- _Written task_
Retype, with no alterations, every line between the one containing "What matplotlib code" and the one containing "order_pct = [18.2, 8.2, 9.5, 7.1, 0.2, 0.8, 3.5, 42.0, 10.5]", counting both of those lines too. Pictures are to be left out.

- _Entries_
* BEGIN *

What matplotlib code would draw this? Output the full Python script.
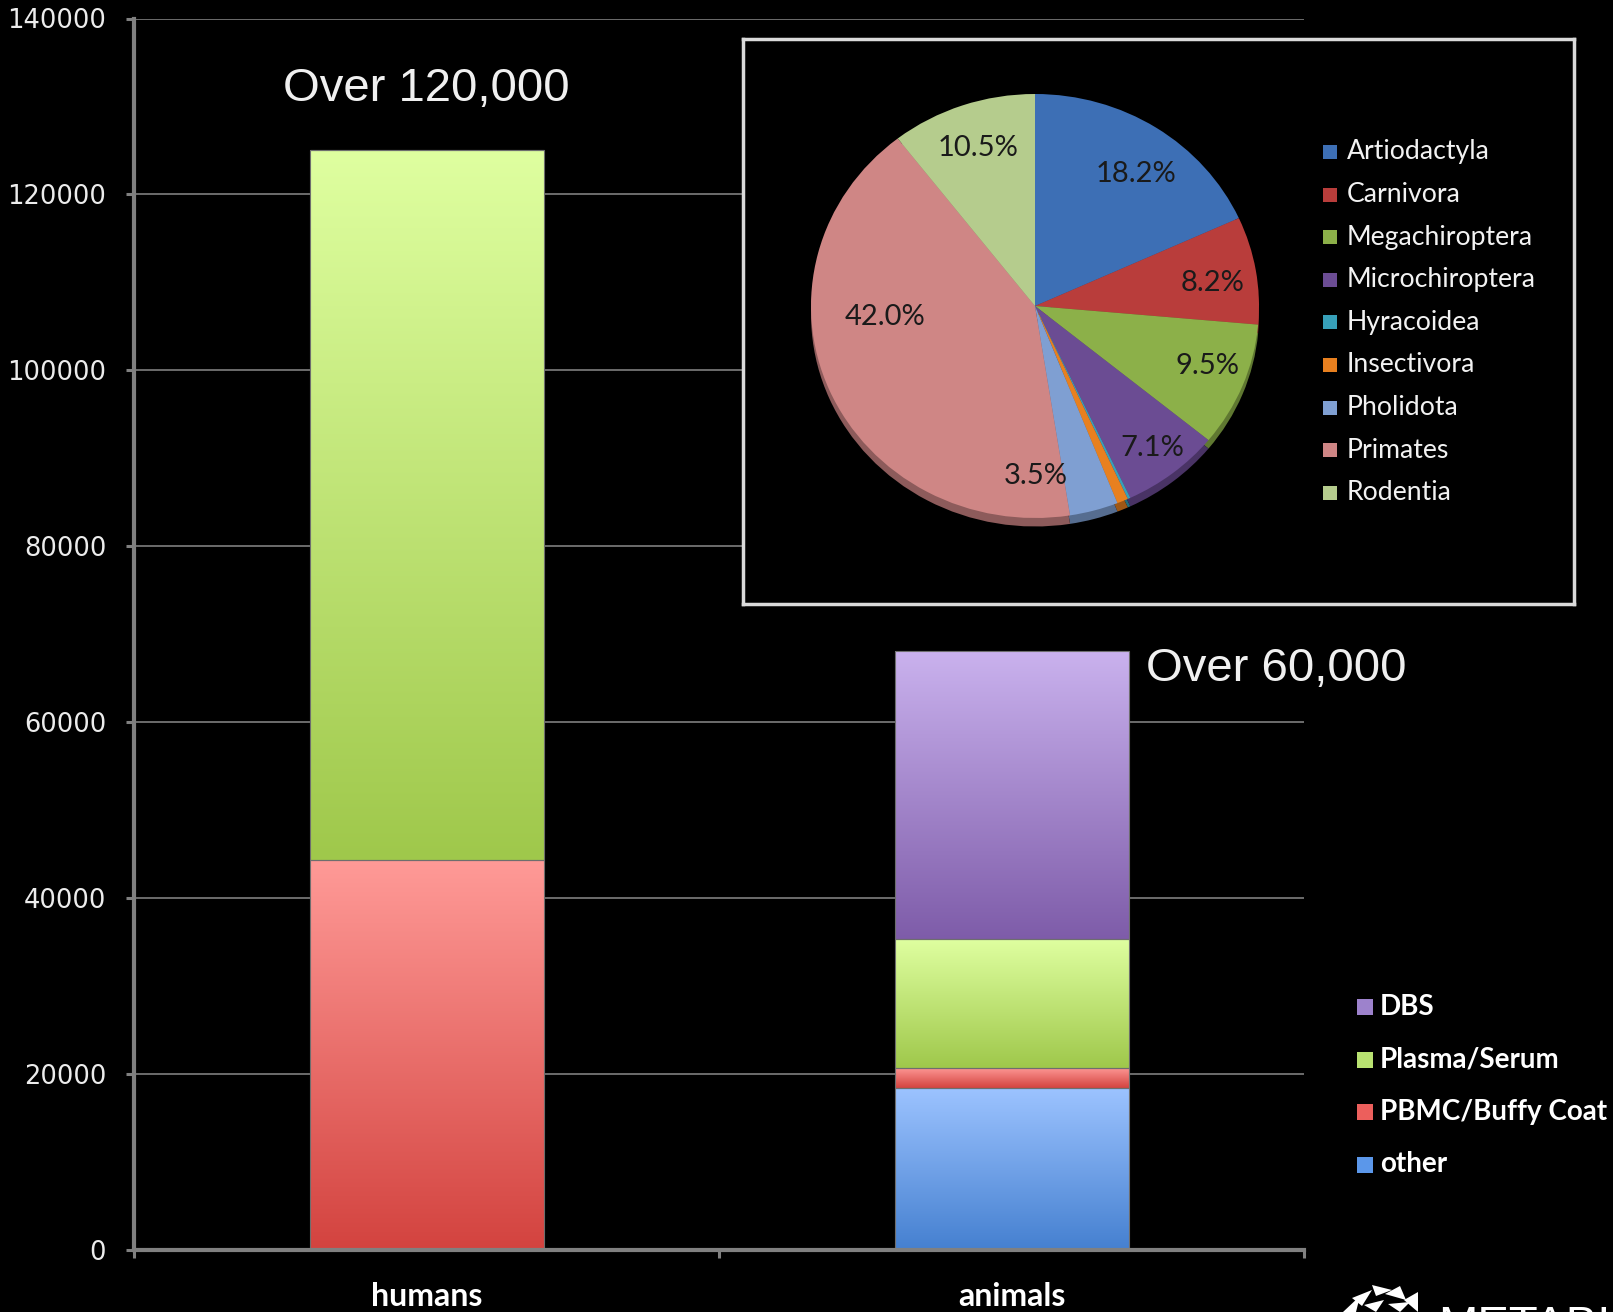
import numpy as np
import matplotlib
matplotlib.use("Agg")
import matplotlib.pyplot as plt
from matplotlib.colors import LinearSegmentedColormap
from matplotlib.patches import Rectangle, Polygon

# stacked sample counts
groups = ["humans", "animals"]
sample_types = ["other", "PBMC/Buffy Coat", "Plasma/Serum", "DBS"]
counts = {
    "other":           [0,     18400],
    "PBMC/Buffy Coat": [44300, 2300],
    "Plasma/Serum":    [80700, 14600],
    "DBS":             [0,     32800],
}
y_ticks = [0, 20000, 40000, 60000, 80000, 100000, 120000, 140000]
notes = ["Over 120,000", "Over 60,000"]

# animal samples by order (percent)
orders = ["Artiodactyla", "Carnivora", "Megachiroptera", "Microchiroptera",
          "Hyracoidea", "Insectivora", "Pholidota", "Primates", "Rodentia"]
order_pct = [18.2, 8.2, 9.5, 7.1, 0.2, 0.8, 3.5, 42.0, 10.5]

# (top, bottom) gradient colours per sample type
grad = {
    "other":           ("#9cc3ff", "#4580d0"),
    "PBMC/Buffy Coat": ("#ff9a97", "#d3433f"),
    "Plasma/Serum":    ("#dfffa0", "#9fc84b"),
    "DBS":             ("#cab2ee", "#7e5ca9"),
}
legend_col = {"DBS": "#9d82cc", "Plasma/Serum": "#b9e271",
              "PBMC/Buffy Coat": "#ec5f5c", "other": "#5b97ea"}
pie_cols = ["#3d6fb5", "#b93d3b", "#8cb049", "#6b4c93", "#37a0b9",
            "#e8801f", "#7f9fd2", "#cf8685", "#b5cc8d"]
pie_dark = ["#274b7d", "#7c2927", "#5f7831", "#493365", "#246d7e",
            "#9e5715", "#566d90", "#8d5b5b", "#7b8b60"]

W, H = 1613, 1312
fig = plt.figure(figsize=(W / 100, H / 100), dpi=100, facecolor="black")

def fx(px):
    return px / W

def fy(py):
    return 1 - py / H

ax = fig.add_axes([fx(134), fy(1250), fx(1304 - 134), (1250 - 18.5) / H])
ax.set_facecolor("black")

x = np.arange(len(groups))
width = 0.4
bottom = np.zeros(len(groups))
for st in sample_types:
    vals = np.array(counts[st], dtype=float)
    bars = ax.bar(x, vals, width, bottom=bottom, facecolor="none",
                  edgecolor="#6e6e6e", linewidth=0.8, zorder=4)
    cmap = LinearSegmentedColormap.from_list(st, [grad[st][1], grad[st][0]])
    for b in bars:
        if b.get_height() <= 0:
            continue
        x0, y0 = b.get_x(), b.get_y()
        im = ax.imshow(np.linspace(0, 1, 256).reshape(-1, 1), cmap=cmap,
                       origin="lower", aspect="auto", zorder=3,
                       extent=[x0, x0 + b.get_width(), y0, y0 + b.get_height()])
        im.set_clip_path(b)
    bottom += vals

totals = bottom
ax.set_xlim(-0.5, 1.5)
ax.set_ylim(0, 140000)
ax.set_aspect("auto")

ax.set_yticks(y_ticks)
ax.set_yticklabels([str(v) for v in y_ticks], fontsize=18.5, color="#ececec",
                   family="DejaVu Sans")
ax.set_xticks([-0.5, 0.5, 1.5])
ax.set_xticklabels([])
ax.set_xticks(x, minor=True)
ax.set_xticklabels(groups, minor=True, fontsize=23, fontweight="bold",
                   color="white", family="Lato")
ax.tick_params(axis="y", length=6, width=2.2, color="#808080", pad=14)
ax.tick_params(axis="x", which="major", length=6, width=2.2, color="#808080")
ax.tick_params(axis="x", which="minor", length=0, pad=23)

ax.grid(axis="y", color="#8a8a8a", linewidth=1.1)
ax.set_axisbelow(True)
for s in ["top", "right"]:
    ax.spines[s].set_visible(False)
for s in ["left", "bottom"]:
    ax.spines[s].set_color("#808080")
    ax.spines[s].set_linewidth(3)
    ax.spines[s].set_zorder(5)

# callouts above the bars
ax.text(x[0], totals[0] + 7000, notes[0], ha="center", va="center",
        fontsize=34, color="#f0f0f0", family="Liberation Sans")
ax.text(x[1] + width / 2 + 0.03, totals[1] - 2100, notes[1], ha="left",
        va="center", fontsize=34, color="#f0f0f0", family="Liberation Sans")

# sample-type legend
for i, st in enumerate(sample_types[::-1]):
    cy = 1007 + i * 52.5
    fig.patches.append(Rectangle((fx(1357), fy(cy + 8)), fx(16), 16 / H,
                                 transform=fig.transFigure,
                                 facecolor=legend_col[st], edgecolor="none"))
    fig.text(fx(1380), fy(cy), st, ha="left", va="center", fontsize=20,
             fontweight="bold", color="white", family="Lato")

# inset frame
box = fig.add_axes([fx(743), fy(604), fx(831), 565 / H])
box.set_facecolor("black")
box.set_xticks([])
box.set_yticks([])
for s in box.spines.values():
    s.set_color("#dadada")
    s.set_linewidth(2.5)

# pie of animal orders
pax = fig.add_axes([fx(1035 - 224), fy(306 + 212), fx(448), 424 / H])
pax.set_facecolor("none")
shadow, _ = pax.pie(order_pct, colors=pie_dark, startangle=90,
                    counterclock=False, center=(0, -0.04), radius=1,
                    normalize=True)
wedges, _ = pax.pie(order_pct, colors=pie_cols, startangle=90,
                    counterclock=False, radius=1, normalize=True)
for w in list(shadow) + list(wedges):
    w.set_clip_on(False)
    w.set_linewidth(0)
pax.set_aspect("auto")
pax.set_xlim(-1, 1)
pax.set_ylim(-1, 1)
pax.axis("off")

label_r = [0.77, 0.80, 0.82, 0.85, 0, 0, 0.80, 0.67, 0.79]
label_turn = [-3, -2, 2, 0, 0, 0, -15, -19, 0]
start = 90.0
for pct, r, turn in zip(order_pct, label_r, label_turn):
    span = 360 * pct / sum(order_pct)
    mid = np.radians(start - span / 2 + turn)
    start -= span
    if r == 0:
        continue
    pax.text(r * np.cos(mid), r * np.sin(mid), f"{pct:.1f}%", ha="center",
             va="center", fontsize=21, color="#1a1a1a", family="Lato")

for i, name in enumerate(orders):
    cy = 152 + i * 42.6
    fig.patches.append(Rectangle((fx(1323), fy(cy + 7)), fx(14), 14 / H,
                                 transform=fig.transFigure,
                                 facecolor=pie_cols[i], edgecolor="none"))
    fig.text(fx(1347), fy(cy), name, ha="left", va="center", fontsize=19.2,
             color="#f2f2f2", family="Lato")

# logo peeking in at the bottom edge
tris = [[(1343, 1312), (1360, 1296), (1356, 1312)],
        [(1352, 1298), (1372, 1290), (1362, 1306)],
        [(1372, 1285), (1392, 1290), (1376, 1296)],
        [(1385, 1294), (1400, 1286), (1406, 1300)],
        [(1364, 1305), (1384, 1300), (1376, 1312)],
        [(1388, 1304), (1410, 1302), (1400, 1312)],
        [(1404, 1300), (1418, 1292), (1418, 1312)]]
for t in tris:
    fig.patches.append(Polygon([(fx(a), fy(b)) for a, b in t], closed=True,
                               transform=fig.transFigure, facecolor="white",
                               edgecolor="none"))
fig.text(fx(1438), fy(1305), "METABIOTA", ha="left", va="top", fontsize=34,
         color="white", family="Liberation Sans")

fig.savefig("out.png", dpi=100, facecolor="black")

* END *
* BEGIN *

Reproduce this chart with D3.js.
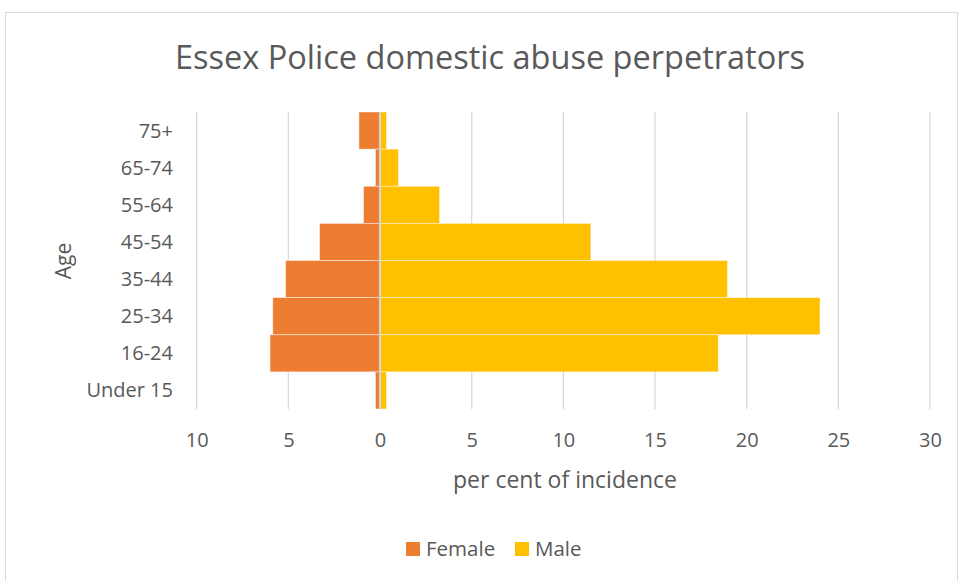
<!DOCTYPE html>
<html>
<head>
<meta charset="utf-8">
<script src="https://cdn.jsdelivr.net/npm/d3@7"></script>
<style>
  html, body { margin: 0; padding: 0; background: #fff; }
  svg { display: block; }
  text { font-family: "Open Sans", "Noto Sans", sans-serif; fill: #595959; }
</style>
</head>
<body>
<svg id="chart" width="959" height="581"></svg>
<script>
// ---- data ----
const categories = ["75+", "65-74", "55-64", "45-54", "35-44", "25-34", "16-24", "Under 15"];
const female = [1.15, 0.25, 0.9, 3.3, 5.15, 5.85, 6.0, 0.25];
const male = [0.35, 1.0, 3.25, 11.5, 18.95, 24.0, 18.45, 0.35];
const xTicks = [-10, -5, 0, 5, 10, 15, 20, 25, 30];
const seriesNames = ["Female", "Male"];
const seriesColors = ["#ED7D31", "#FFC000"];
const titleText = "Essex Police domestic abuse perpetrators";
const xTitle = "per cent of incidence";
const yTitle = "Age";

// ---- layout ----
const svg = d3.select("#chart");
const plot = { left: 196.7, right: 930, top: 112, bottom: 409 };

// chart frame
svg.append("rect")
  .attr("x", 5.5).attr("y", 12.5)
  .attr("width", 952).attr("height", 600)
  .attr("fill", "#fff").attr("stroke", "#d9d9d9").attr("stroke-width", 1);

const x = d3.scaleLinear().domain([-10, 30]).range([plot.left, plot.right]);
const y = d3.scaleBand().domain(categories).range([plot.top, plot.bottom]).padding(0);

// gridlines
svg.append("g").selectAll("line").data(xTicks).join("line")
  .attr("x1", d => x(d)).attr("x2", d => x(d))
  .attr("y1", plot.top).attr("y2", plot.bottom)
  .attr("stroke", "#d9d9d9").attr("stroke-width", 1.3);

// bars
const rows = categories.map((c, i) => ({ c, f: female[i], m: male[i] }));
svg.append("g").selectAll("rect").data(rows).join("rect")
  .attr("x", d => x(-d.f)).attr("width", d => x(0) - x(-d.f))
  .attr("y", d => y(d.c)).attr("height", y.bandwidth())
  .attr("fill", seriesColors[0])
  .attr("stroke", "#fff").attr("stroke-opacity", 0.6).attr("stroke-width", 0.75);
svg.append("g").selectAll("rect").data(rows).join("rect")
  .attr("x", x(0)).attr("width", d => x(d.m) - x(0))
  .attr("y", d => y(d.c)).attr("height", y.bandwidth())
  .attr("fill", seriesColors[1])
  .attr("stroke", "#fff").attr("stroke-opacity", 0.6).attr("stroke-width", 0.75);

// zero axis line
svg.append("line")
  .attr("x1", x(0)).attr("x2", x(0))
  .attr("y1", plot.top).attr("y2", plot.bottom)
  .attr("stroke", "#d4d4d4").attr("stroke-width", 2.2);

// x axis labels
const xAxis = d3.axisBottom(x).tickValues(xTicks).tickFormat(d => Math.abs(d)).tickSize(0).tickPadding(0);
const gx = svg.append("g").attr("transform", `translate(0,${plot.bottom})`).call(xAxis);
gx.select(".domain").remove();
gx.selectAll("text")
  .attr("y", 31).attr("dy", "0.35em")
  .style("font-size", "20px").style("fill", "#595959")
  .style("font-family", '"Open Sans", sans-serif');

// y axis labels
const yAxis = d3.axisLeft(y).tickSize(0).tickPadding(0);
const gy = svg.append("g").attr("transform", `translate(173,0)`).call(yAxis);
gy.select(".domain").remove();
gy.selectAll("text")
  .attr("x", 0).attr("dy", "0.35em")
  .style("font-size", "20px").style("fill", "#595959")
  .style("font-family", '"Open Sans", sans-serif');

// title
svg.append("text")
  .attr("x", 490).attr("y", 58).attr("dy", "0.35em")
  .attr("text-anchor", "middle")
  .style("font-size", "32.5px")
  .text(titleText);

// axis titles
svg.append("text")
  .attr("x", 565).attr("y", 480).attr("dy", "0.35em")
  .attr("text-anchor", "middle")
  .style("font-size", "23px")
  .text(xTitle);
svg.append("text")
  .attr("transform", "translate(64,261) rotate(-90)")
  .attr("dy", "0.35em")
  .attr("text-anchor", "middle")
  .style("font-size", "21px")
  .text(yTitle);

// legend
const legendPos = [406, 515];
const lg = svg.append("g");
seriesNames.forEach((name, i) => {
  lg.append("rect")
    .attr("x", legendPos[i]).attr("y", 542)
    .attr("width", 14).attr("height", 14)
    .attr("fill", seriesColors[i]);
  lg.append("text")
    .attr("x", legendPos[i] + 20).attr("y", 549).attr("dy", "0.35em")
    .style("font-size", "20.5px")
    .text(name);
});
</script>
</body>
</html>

* END *

- _Answer to this exercise_
What matplotlib code would draw this? Output the full Python script.
import numpy as np
import matplotlib
matplotlib.use("Agg")
import matplotlib.pyplot as plt
from matplotlib.colors import LinearSegmentedColormap
from matplotlib.patches import Rectangle, Polygon

# stacked sample counts
groups = ["humans", "animals"]
sample_types = ["other", "PBMC/Buffy Coat", "Plasma/Serum", "DBS"]
counts = {
    "other":           [0,     18400],
    "PBMC/Buffy Coat": [44300, 2300],
    "Plasma/Serum":    [80700, 14600],
    "DBS":             [0,     32800],
}
y_ticks = [0, 20000, 40000, 60000, 80000, 100000, 120000, 140000]
notes = ["Over 120,000", "Over 60,000"]

# animal samples by order (percent)
orders = ["Artiodactyla", "Carnivora", "Megachiroptera", "Microchiroptera",
          "Hyracoidea", "Insectivora", "Pholidota", "Primates", "Rodentia"]
order_pct = [18.2, 8.2, 9.5, 7.1, 0.2, 0.8, 3.5, 42.0, 10.5]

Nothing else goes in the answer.